Pinterest Uses AI to Enhance its Recommendations System

Developers from Pinterest, along with collaborators from Stanford University, recently announced PinSage, an advanced recommendation deep learning-based framework used for ad and shopping recommendations within the social network.

“As the number of people using Pinterest grows beyond 200M+ MAU, and the number of objects saved has crossed 100B, we must continuously build technology to not only keep up but make recommendations smarter,” Ruining He, a Pinterest engineer stated in a blog post.

The framework uses a graph convolutional network (GCN) to learn things about pins or nodes in web-scale graphs. Each pin is associated with an image and a set of textual annotations such as the title and description.

Using NVIDIA Tesla GPUs and the cuDNN-accelerated TensorFlow deep learning framework, the team trained their graph convolutional network on approximately 18 terabytes of data, or 7.5 billion examples on a graph, with 3 billion nodes representing pins and boards.
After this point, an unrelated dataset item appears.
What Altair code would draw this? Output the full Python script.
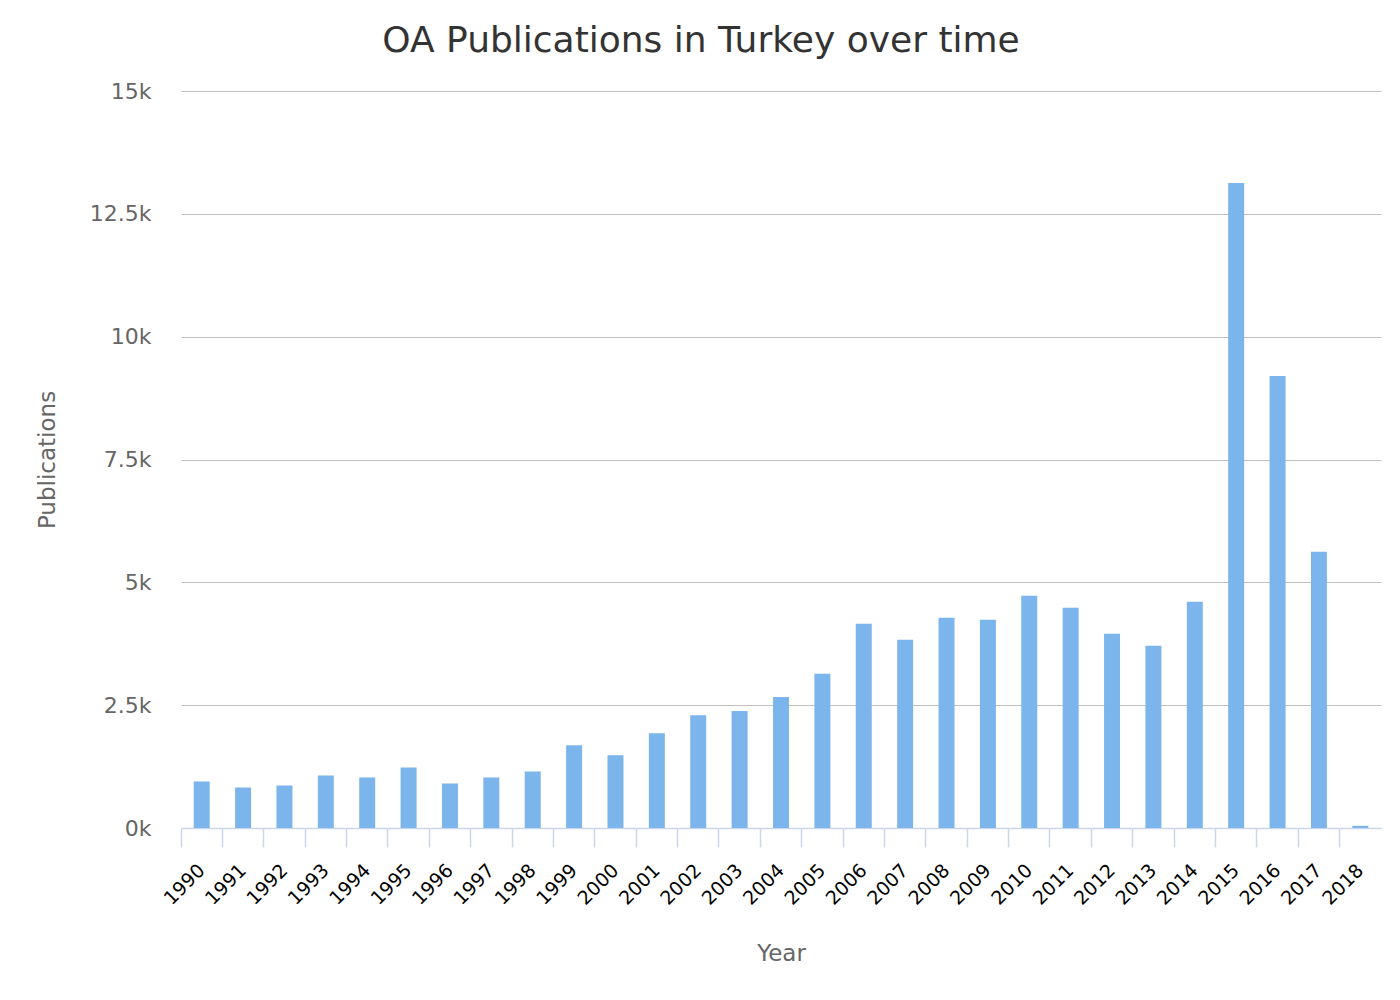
import altair as alt
import pandas as pd

years = [str(y) for y in range(1990, 2019)]
publications = [947, 824, 865, 1070, 1029, 1233, 906, 1029, 1151, 1683,
                1479, 1929, 2297, 2379, 2665, 3138, 4157, 3831, 4280, 4239,
                4728, 4483, 3953, 3709, 4606, 13126, 9199, 5625, 45]
y_ticks = [0, 2500, 5000, 7500, 10000, 12500, 15000]

df = pd.DataFrame({"Year": years, "Publications": publications})

W, H = 1200, 737
FONT = "DejaVu Sans"

chart = alt.Chart(df).mark_bar(
    size=16, color="#7cb5ec"
).encode(
    x=alt.X("Year:N", sort=years,
            scale=alt.Scale(paddingInner=0, paddingOuter=0),
            axis=alt.Axis(title="Year", bandPosition=0,
                          labelAngle=315, labelAlign="right", labelBaseline="middle",
                          labelFontSize=19, labelColor="#000000", labelFont=FONT,
                          labelPadding=20, tickSize=19, tickColor="#ccd6eb", tickWidth=1.5,
                          domainColor="#ccd6eb", domainWidth=1.5,
                          titleFontSize=23, titleColor="#666666", titleFont=FONT,
                          titleFontWeight="normal", titlePadding=34, labelOverlap=False)),
    y=alt.Y("Publications:Q",
            scale=alt.Scale(domain=[0, 15000], nice=False),
            axis=alt.Axis(title="Publications", values=y_ticks,
                          labelExpr="datum.value / 1000 + 'k'",
                          labelFontSize=22, labelColor="#666666", labelFont=FONT,
                          labelPadding=30, ticks=False, domain=False,
                          grid=True, gridColor="#c0c0c0", gridWidth=1.2,
                          titleFontSize=23, titleColor="#666666", titleFont=FONT,
                          titleFontWeight="normal", titlePadding=30)),
).properties(
    width=W, height=H,
    title=alt.TitleParams("OA Publications in Turkey over time", fontSize=36,
                          font=FONT, color="#333333", fontWeight="normal",
                          anchor="middle", dx=-80, dy=38, offset=30, baseline="alphabetic"),
    autosize=alt.AutoSizeParams(type="none"),
    padding={"left": 173, "top": 83, "right": 10, "bottom": 150},
).configure_view(stroke=None)

chart.save("out.html", embed_options={"renderer": "svg", "actions": False})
Examples of pins recommended by different algorithms. The image to the left is the query pin. Recommended items to the right are computed using Visual embeddings, Annotation embeddings, Pixie (purely graph-based method), and PinSage.

“Pin embeddings are essential to various tasks like a recommendation of Pins — including dynamic Pins like those for ads, and shopping — classification, clustering, and even reranking, He stated. “Such tasks are fundamental to our key services like Related Pins, Search, Shopping, and Ads.”

The framework has the potential to supercharge the backend of product discovery and power the future of shopping. In sum, the work analyzes more information than a standard deep learning model, the team said.

“Our model relies on this graph information to provide the context and allows us to disambiguate Pins that are (visually) similar, but semantically different. To our knowledge, this is the largest application of deep graph embeddings to date and paves the way for a new generation of web-scale recommender systems based on graph convolutional architectures,” the Pinterest engineers said.

The results of the work were recently published on ArXiv and are being presented at the SIGKDD International Conference on Knowledge Discovery & Data Mining in London this week.